Delaware County Regional Water Quality Control Authority Rose Valley Pump Station and Force Main
Weston designed a new wastewater pumping station and force main to replace an old trickling filter wastewater treatment system to meet more stringent permit effluent limits.
Weston performed an alternatives analysis for the Rose Valley wastewater treatment and collection system to address the upcoming and more stringent National Pollutant Discharge Elimination System (NPDES) effluent limits for phosphorous and other parameters. Several alternatives were evaluated, including process upgrades to the treatment plant to meet the new effluent requirements and the option to decommission the treatment plant and pump the wastewater to alternate locations for treatment. The evaluation concluded that the best method was to pump the Rose Valley wastewater to the Western Regional Treatment Plant and decommission the sewage treatment plant.
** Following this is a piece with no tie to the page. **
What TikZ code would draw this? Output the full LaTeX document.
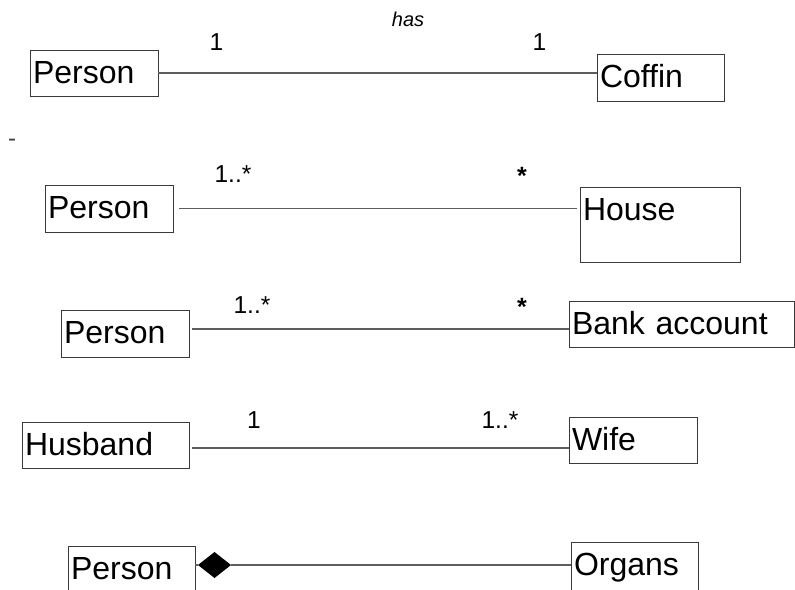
\documentclass[tikz,border=0pt]{standalone}
\usepackage{fontspec}
\setmainfont{Liberation Sans}
\usetikzlibrary{shapes.geometric}
\definecolor{boxcol}{HTML}{3A3A3A}
\definecolor{linecol}{HTML}{5E5E5E}
\begin{document}
\begin{tikzpicture}[x=1pt,y=-1pt,
  box/.style 2 args={draw=boxcol, line width=1pt, anchor=north west,
    inner xsep=3pt, inner ysep=0pt, outer sep=0pt, text width=#1pt,
    text height=33pt, text depth=#2pt, align=left,
    font=\fontsize{32}{32}\selectfont},
  mult/.style={inner sep=0pt, anchor=base west, font=\fontsize{24.5}{24.5}\selectfont},
  star/.style={inner sep=0pt, anchor=base, font=\fontsize{25}{25}\selectfont\bfseries},
  assoc/.style={draw=linecol, line width=1.1pt},
  comp/.style={diamond, fill=black, draw=none, inner sep=0pt, outer sep=0pt,
    minimum width=33pt, minimum height=26pt}]
\useasboundingbox (0,0) rectangle (795,589);
\clip (0,0) rectangle (795,589);

% Person has one Coffin
\node[box={122}{13}] (personA) at (30,50) {Person};
\node[box={121}{14}] (coffin) at (597,54) {Coffin};
\draw[assoc] (personA.east) -- (personA.east -| coffin.west);
\node[mult] (mA1) at (209.4,50) {1};
\node[mult] (mA2) at (532.4,50) {1};
\node[inner sep=0pt, anchor=base, font=\fontsize{20}{20}\selectfont\itshape] (has) at (408,26) {has};

\node[inner sep=0pt, anchor=base west, font=\fontsize{24}{24}\selectfont, text=black!75] (dash) at (8,146.6) {-};

% Person -- House
\node[box={122}{14}] (personB) at (45,185) {Person};
\node[box={154}{42}] (house) at (580,187) {House};
\draw[assoc, shorten <=6pt, shorten >=3pt] (personB.east) -- (personB.east -| house.west);
\node[mult] (mB1) at (214.4,182) {1..*};
\node[star] (mB2) at (522,184) {*};

% Person -- Bank account
\node[box={122}{14}] (personC) at (61,310) {Person};
\node[box={219}{13}] (bank) at (569,301) {Bank account};
\coordinate (cC) at ([yshift=4.5pt]personC.east);
\draw[assoc, shorten <=3pt] (cC) -- (cC -| bank.west);
\node[mult] (mC1) at (233.4,313) {1..*};
\node[star] (mC2) at (522,315) {*};

% Husband -- Wife
\node[box={161}{13}] (husband) at (22,422) {Husband};
\node[box={122}{13}] (wife) at (569,417) {Wife};
\coordinate (cD) at ([yshift=-3pt]husband.east);
\draw[assoc, shorten <=3pt] (cD) -- (cD -| wife.west);
\node[mult] (mD1) at (247,428) {1};
\node[mult] (mD2) at (481.4,428) {1..*};

% Person composed of Organs
\node[box={121}{60}] (personE) at (68,546) {Person};
\node[box={121}{60}] (organs) at (571,542) {Organs};
\coordinate (cE) at ([yshift=-19pt]personE.north east);
\node[comp] (whole) at ([xshift=19.5pt]cE) {};
\draw[assoc] (cE) -- (whole.west);
\draw[assoc] (whole.east) -- (whole.east -| organs.west);
\end{tikzpicture}
\end{document}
Weston obtained all required permits: a stream encroachment permit from Pennsylvania Department of Environmental Protection (PADEP) required for the construction of the Rose Valley Pump Station and force main as well as the repair of the force main located within floodway of the Ridley Creek; a Chapter 102 Erosion and Sediment Controls Permit from the Delaware County Conservation District (DCCD); and a Water Quality Management Part II Permit for Sewer Extensions and Pumping Stations from PADEP.
Weston designed a force main consisting of a 6-inch high density polyethylene pipe (HDPE) to be installed using horizontal directional drilling, which minimizes traffic disruption through the residential neighborhood. Weston performed a subsurface investigation to analyze the types of support and construction methods that could be used to install the force main and associated structures. The new pump station, an in-ground pre-cast structure comprising two submersible type pumps, was designed for daily average flows of 130,000 gallons per day (GPD) and peak flow of 390,000 GPD.
Weston strategically scheduled elements of the work by first constructing the force main in the access road, then completing the placement of fill material in the access road, then performing plant decommissioning and demolition activities while the access road backfill material settles, and lastly, completing the new access road and paving. This project required effective stakeholder coordination to develop a positive relationship with the local homeowners. Delaware County Water Control Authority (DELCORA) customers now have the lowest cost alternative for handling and treating wastewater.